What substitutions work well?

For a fully gluten-free version, replace the plain flour with the same weight of rice flour — the texture is marginally more tender but the result is otherwise identical. Dairy-free versions can be made using a good-quality plant-based butter (block style, not spread) and a high-cocoa dairy-free chocolate; the flavor will be slightly less round but still distinct. Avoid replacing the eggs — they form the structural core of this dessert and cannot be substituted without a fundamental change to the recipe.

My fondants stuck to the ramekins. What went wrong?

The most common cause is insufficient or uneven buttering — any gap in the coating creates a point of adhesion. Use softened (not melted) butter and apply it in upward strokes with a pastry brush, then chill the ramekins before dusting with cocoa. A second thin coat of butter before filling adds extra insurance. If a fondant does stick, do not force it — slide a thin knife around the edge, wait 30 seconds, and try again with a firmer inversion.

Can i use milk chocolate instead of dark?

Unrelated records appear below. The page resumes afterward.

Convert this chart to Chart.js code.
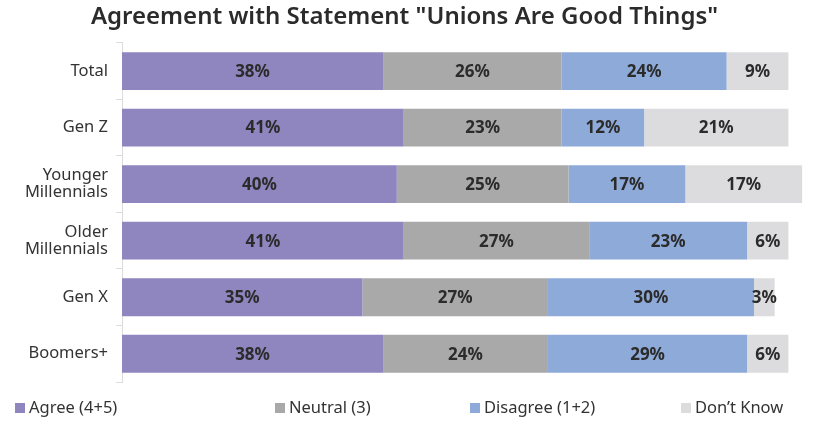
<!DOCTYPE html>
<html>
<head>
<meta charset="utf-8">
<script src="https://cdn.jsdelivr.net/npm/chart.js@4"></script>
<style>
  html, body { margin: 0; padding: 0; background: #fff; }
  #wrap { position: relative; width: 822px; height: 427px; }
  #legend { position: absolute; left: 0; top: 395px; width: 822px; height: 22px;
            font-family: "Noto Sans", sans-serif; font-size: 16.5px; color: #333; }
  #legend span.item { position: absolute; top: 0; white-space: nowrap; }
  #legend span.box { display: inline-block; width: 10px; height: 10px; margin-right: 4px; vertical-align: 0px; }
</style>
</head>
<body>
<div id="wrap">
  <canvas id="unionsChart" width="822" height="427"></canvas>
  <div id="legend"></div>
</div>
<script>
const categories = ['Total', 'Gen Z', ['Younger', 'Millennials'], ['Older', 'Millennials'], 'Gen X', 'Boomers+'];
const seriesNames = ['Agree (4+5)', 'Neutral (3)', 'Disagree (1+2)', 'Don\u2019t Know'];
const agree = [38, 41, 40, 41, 35, 38];
const neutral = [26, 23, 25, 27, 27, 24];
const disagree = [24, 12, 17, 23, 30, 29];
const dontKnow = [9, 21, 17, 6, 3, 6];
const colors = ['#8f86bf', '#a9a9a9', '#8eaad8', '#dcdcde'];
const legendLeft = [15, 275, 470, 681];

document.addEventListener("DOMContentLoaded", function() {
    const values = [agree, neutral, disagree, dontKnow];

    // bar value labels, drawn in the middle of every segment
    const segmentLabels = {
        id: 'segmentLabels',
        afterDatasetsDraw(chart) {
            const ctx = chart.ctx;
            ctx.save();
            ctx.font = 'bold 17px "Noto Sans", sans-serif';
            ctx.fillStyle = '#2b2b2b';
            ctx.textAlign = 'center';
            ctx.textBaseline = 'middle';
            chart.data.datasets.forEach((ds, i) => {
                chart.getDatasetMeta(i).data.forEach((bar, j) => {
                    ctx.fillText(ds.data[j] + '%', (bar.x + bar.base) / 2, bar.y + 1);
                });
            });
            ctx.restore();
        }
    };

    var ctx = document.getElementById('unionsChart').getContext('2d');
    var myChart = new Chart(ctx, {
        type: 'bar',
        data: {
            labels: categories,
            datasets: seriesNames.map((name, i) => ({
                label: name,
                data: values[i],
                backgroundColor: colors[i],
                borderWidth: 0,
                barPercentage: 0.67,
                categoryPercentage: 1
            }))
        },
        options: {
            indexAxis: 'y',
            responsive: false,
            animation: false,
            layout: { padding: { left: 0, right: 13, top: 0, bottom: 45 } },
            plugins: {
                legend: { display: false },
                tooltip: { enabled: false },
                title: {
                    display: true,
                    text: 'Agreement with Statement "Unions Are Good Things"',
                    color: '#2b2b2b',
                    font: { family: '"Noto Sans", sans-serif', size: 24, weight: '600' },
                    padding: { top: 3, bottom: 11 }
                }
            },
            scales: {
                x: { display: false, stacked: true, min: 0, max: 100 },
                y: {
                    stacked: true,
                    afterFit: (scale) => { scale.width = 122; },
                    border: { color: '#dcdcdc', width: 1 },
                    grid: { drawOnChartArea: false, color: '#dcdcdc', tickLength: 6, offset: true },
                    ticks: {
                        color: '#333',
                        padding: 8,
                        font: { family: '"Noto Sans", sans-serif', size: 16.5, lineHeight: 1.05 }
                    }
                }
            }
        },
        plugins: [segmentLabels]
    });

    const legend = document.getElementById('legend');
    seriesNames.forEach((name, i) => {
        const item = document.createElement('span');
        item.className = 'item';
        item.style.left = legendLeft[i] + 'px';
        item.innerHTML = '<span class="box" style="background:' + colors[i] + '"></span>' + name;
        legend.appendChild(item);
    });
});
</script>
</body>
</html>
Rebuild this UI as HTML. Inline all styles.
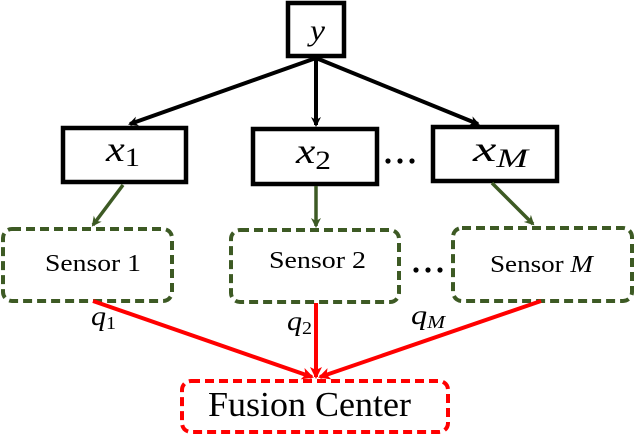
<!DOCTYPE html>
<html><head><style>body{margin:0;background:#fff}svg{display:block}</style></head><body>
<svg width="634" height="436" viewBox="0 0 634 436" xmlns="http://www.w3.org/2000/svg">
<defs>
<marker id="ak" markerWidth="10" markerHeight="10" refX="8" refY="5" orient="auto" markerUnits="userSpaceOnUse" viewBox="0 0 10 10"><path d="M0,0 L10,5 L0,10 L3,5 Z" fill="#000"/></marker>
<marker id="ag" markerWidth="10" markerHeight="10" refX="8" refY="5" orient="auto" markerUnits="userSpaceOnUse" viewBox="0 0 10 10"><path d="M0,0 L10,5 L0,10 L3,5 Z" fill="#3d5a24"/></marker>
<marker id="ar" markerWidth="12" markerHeight="12" refX="10" refY="6" orient="auto" markerUnits="userSpaceOnUse" viewBox="0 0 12 12"><path d="M0,0 L12,6 L0,12 L3,6 Z" fill="#f00"/></marker>
</defs>
<g font-family="Liberation Serif, serif">
<g fill="none" stroke="#000" stroke-width="4.5">
<rect x="288" y="3" width="56" height="53"/>
<rect x="63" y="128" width="123" height="54"/>
<rect x="253" y="129" width="124" height="55"/>
<rect x="433" y="127" width="124" height="54"/>
</g>
<g stroke="#000" stroke-width="4">
<line x1="316" y1="58" x2="130" y2="124" marker-end="url(#ak)"/>
<line x1="316" y1="58" x2="316" y2="125" marker-end="url(#ak)"/>
<line x1="316" y1="58" x2="478" y2="124" marker-end="url(#ak)"/>
</g>
<text x="310" y="40" font-size="30" font-style="italic" textLength="15" lengthAdjust="spacingAndGlyphs">y</text>
<text x="106" y="161" font-size="36" font-style="italic" textLength="34" lengthAdjust="spacingAndGlyphs">x<tspan font-style="normal" font-size="26" dy="5">1</tspan></text>
<text x="296" y="163" font-size="36" font-style="italic" textLength="35" lengthAdjust="spacingAndGlyphs">x<tspan font-style="normal" font-size="26" dy="6">2</tspan></text>
<text x="473" y="161" font-size="36" font-style="italic" textLength="55" lengthAdjust="spacingAndGlyphs">x<tspan font-size="26" dy="6">M</tspan></text>
<g fill="#000"><circle cx="388" cy="161" r="2.6"/><circle cx="400" cy="161" r="2.6"/><circle cx="412" cy="161" r="2.6"/>
<circle cx="416" cy="270" r="2.6"/><circle cx="428" cy="270" r="2.6"/><circle cx="440" cy="270" r="2.6"/></g>
<g stroke="#3d5a24" stroke-width="3.5">
<line x1="123" y1="185" x2="93" y2="225" marker-end="url(#ag)"/>
<line x1="316" y1="186" x2="316" y2="226" marker-end="url(#ag)"/>
<line x1="492" y1="183" x2="533" y2="224" marker-end="url(#ag)"/>
</g>
<g fill="none" stroke="#3d5a24" stroke-width="4" stroke-dasharray="9,5">
<rect x="3" y="229" width="169" height="72" rx="9"/>
<rect x="231" y="230" width="168" height="72" rx="9"/>
<rect x="453" y="228" width="179" height="73" rx="9"/>
</g>
<text x="45" y="271" font-size="24" textLength="96" lengthAdjust="spacingAndGlyphs">Sensor 1</text>
<text x="269" y="268" font-size="24" textLength="97" lengthAdjust="spacingAndGlyphs">Sensor 2</text>
<text x="490" y="272" font-size="24" textLength="103" lengthAdjust="spacingAndGlyphs">Sensor <tspan font-style="italic">M</tspan></text>
<g stroke="#f00" stroke-width="4">
<line x1="93" y1="301" x2="312" y2="377" marker-end="url(#ar)"/>
<line x1="316" y1="303" x2="316" y2="377" marker-end="url(#ar)"/>
<line x1="541" y1="301" x2="320" y2="377" marker-end="url(#ar)"/>
</g>
<rect x="182" y="381" width="266" height="51" rx="9" fill="none" stroke="#f00" stroke-width="4" stroke-dasharray="9,5"/>
<text x="208" y="416" font-size="35" textLength="203" lengthAdjust="spacingAndGlyphs">Fusion Center</text>
<text x="91" y="325" font-size="27" font-style="italic" textLength="25" lengthAdjust="spacingAndGlyphs">q<tspan font-style="normal" font-size="18" dy="4">1</tspan></text>
<text x="287" y="330" font-size="27" font-style="italic" textLength="25" lengthAdjust="spacingAndGlyphs">q<tspan font-style="normal" font-size="18" dy="4">2</tspan></text>
<text x="411" y="324" font-size="27" font-style="italic" textLength="34" lengthAdjust="spacingAndGlyphs">q<tspan font-size="18" dy="4">M</tspan></text>
</g>
</svg>
</body></html>
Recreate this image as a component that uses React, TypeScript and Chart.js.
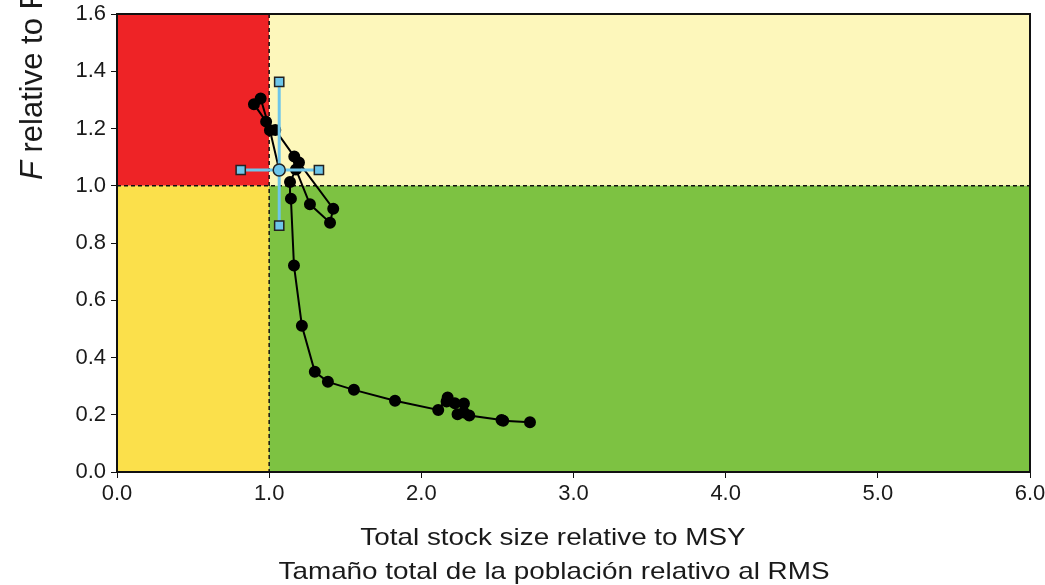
import React, { useEffect, useRef } from "react";
import { Chart, registerables } from "chart.js";

Chart.register(...registerables);

// Stock trajectory: biomass relative to MSY level, F relative to F_MSY
const bRatio = [2.714, 2.538, 2.527, 2.315, 2.28, 2.238, 2.28, 2.22, 2.166, 2.173, 2.111, 1.827, 1.557, 1.386, 1.3, 1.215, 1.163, 1.143, 1.137, 1.176, 1.268, 1.4, 1.421, 1.196, 1.165, 1.04, 0.98, 0.9, 0.944, 1.005, 1.066];
const fRatio = [0.174, 0.179, 0.182, 0.197, 0.208, 0.202, 0.239, 0.24, 0.246, 0.26, 0.217, 0.249, 0.287, 0.315, 0.35, 0.511, 0.721, 0.955, 1.013, 1.057, 0.935, 0.871, 0.92, 1.081, 1.102, 1.195, 1.224, 1.285, 1.305, 1.194, 1.055];

// Current status with confidence intervals
const currentB = 1.066;
const currentF = 1.055;
const bInterval = [0.813, 1.327];
const fInterval = [0.861, 1.363];

const xTickValues = [0, 1, 2, 3, 4, 5, 6];
const yTickValues = [0, 0.2, 0.4, 0.6, 0.8, 1.0, 1.2, 1.4, 1.6];

const xTitleLines = ["Total stock size relative to MSY", "Tamaño total de la población relativo al RMS"];

const FONT = "'Liberation Sans', Arial, sans-serif";

export default function App() {
  const ref = useRef<HTMLCanvasElement | null>(null);

  useEffect(() => {
    if (!ref.current) return;
    const quadrants = {
      id: "quadrants",
      beforeDatasetsDraw(chart: any) {
        const { ctx, chartArea: a, scales } = chart;
        const x1 = scales.x.getPixelForValue(1);
        const y1 = scales.y.getPixelForValue(1);
        ctx.save();
        ctx.fillStyle = "#ee2326";
        ctx.fillRect(a.left, a.top, x1 - a.left, y1 - a.top);
        ctx.fillStyle = "#fdf7bb";
        ctx.fillRect(x1, a.top, a.right - x1, y1 - a.top);
        ctx.fillStyle = "#fbe04b";
        ctx.fillRect(a.left, y1, x1 - a.left, a.bottom - y1);
        ctx.fillStyle = "#7dc242";
        ctx.fillRect(x1, y1, a.right - x1, a.bottom - y1);
        ctx.strokeStyle = "#111";
        ctx.lineWidth = 1.5;
        ctx.setLineDash([4, 3]);
        ctx.beginPath();
        ctx.moveTo(x1, a.top);
        ctx.lineTo(x1, a.bottom);
        ctx.moveTo(a.left, y1);
        ctx.lineTo(a.right, y1);
        ctx.stroke();
        ctx.restore();
      },
      afterDraw(chart: any) {
        const { ctx, chartArea: a } = chart;
        ctx.save();
        ctx.strokeStyle = "#111";
        ctx.lineWidth = 2;
        ctx.strokeRect(a.left, a.top, a.right - a.left, a.bottom - a.top);
        // x titles
        ctx.fillStyle = "#1a1a1a";
        ctx.font = `24px ${FONT}`;
        ctx.textAlign = "center";
        ctx.textBaseline = "alphabetic";
        ctx.save();
        ctx.translate(553, 545);
        ctx.scale(1.16, 1);
        ctx.fillText(xTitleLines[0], 0, 0);
        ctx.restore();
        ctx.save();
        ctx.translate(554, 579);
        ctx.scale(1.16, 1);
        ctx.fillText(xTitleLines[1], 0, 0);
        ctx.restore();
        // y title (rotated)
        ctx.translate(42, 180);
        ctx.rotate(-Math.PI / 2);
        ctx.textAlign = "left";
        ctx.textBaseline = "alphabetic";
        ctx.font = `italic 31px ${FONT}`;
        ctx.fillText("F", 0, 0);
        const w = ctx.measureText("F").width;
        ctx.font = `31px ${FONT}`;
        ctx.fillText(" relative to F", w, 0);
        ctx.restore();
      },
    };

    const blue = "#6ec6ea";
    const chart = new Chart(ref.current, {
      type: "scatter",
      data: {
        datasets: [
          {
            data: [{ x: currentB, y: currentF }],
            pointRadius: 6,
            pointBackgroundColor: blue,
            pointBorderColor: "#222",
            pointBorderWidth: 1.5,
            showLine: false,
          },
          {
            data: [
              { x: bInterval[0], y: currentF },
              { x: bInterval[1], y: currentF },
            ],
            showLine: true,
            borderColor: blue,
            borderWidth: 3,
            pointStyle: "rect",
            pointRadius: 6.5,
            pointBackgroundColor: blue,
            pointBorderColor: "#222",
            pointBorderWidth: 1.5,
          },
          {
            data: [
              { x: currentB, y: fInterval[0] },
              { x: currentB, y: fInterval[1] },
            ],
            showLine: true,
            borderColor: blue,
            borderWidth: 3,
            pointStyle: "rect",
            pointRadius: 6.5,
            pointBackgroundColor: blue,
            pointBorderColor: "#222",
            pointBorderWidth: 1.5,
          },
          {
            data: bRatio.map((b, i) => ({ x: b, y: fRatio[i] })),
            showLine: true,
            borderColor: "#000",
            borderWidth: 2,
            pointRadius: 5,
            pointBackgroundColor: "#000",
            pointBorderColor: "#000",
            tension: 0,
          },
        ],
      },
      options: {
        animation: false,
        responsive: true,
        maintainAspectRatio: false,
        layout: { padding: { top: 14, right: 15, left: 0, bottom: 0 } },
        plugins: { legend: { display: false }, tooltip: { enabled: false } },
        scales: {
          x: {
            type: "linear",
            min: 0,
            max: 6,
            afterFit(scale: any) {
              scale.height = 113;
              scale.paddingLeft = 0;
              scale.paddingRight = 0;
            },
            afterBuildTicks(scale: any) {
              scale.ticks = xTickValues.map((v) => ({ value: v }));
            },
            ticks: {
              color: "#1a1a1a",
              font: { family: FONT, size: 22 },
              padding: 3,
              callback: (v: any) => Number(v).toFixed(1),
              maxRotation: 0,
            },
            grid: { drawOnChartArea: false, drawTicks: true, tickLength: 6, color: "#111" },
            border: { display: true, color: "#111", width: 2 },
          },
          y: {
            type: "linear",
            min: 0,
            max: 1.6,
            afterFit(scale: any) {
              scale.width = 117;
              scale.paddingTop = 0;
              scale.paddingBottom = 0;
            },
            afterBuildTicks(scale: any) {
              scale.ticks = yTickValues.map((v) => ({ value: v }));
            },
            ticks: {
              color: "#1a1a1a",
              font: { family: FONT, size: 22 },
              padding: 5,
              callback: (v: any) => Number(v).toFixed(1),
            },
            grid: { drawOnChartArea: false, drawTicks: true, tickLength: 6, color: "#111" },
            border: { display: true, color: "#111", width: 2 },
          },
        },
      },
      plugins: [quadrants],
    });
    return () => chart.destroy();
  }, []);

  return (
    <div style={{ position: "fixed", left: 0, top: 0, width: 1045, height: 585, background: "#fff" }}>
      <canvas ref={ref} />
    </div>
  );
}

Technically yes, though the result changes considerably. Milk chocolate contains more sugar and dairy solids and melts at a lower temperature, which makes the center set faster in the oven. If using milk chocolate, reduce the baking time by 1–2 minutes and expect a sweeter, creamier, and less intense final flavor. For the most pronounced result at Easter — when quality dark chocolate is at its most available — stick with a 70% cocoa bar.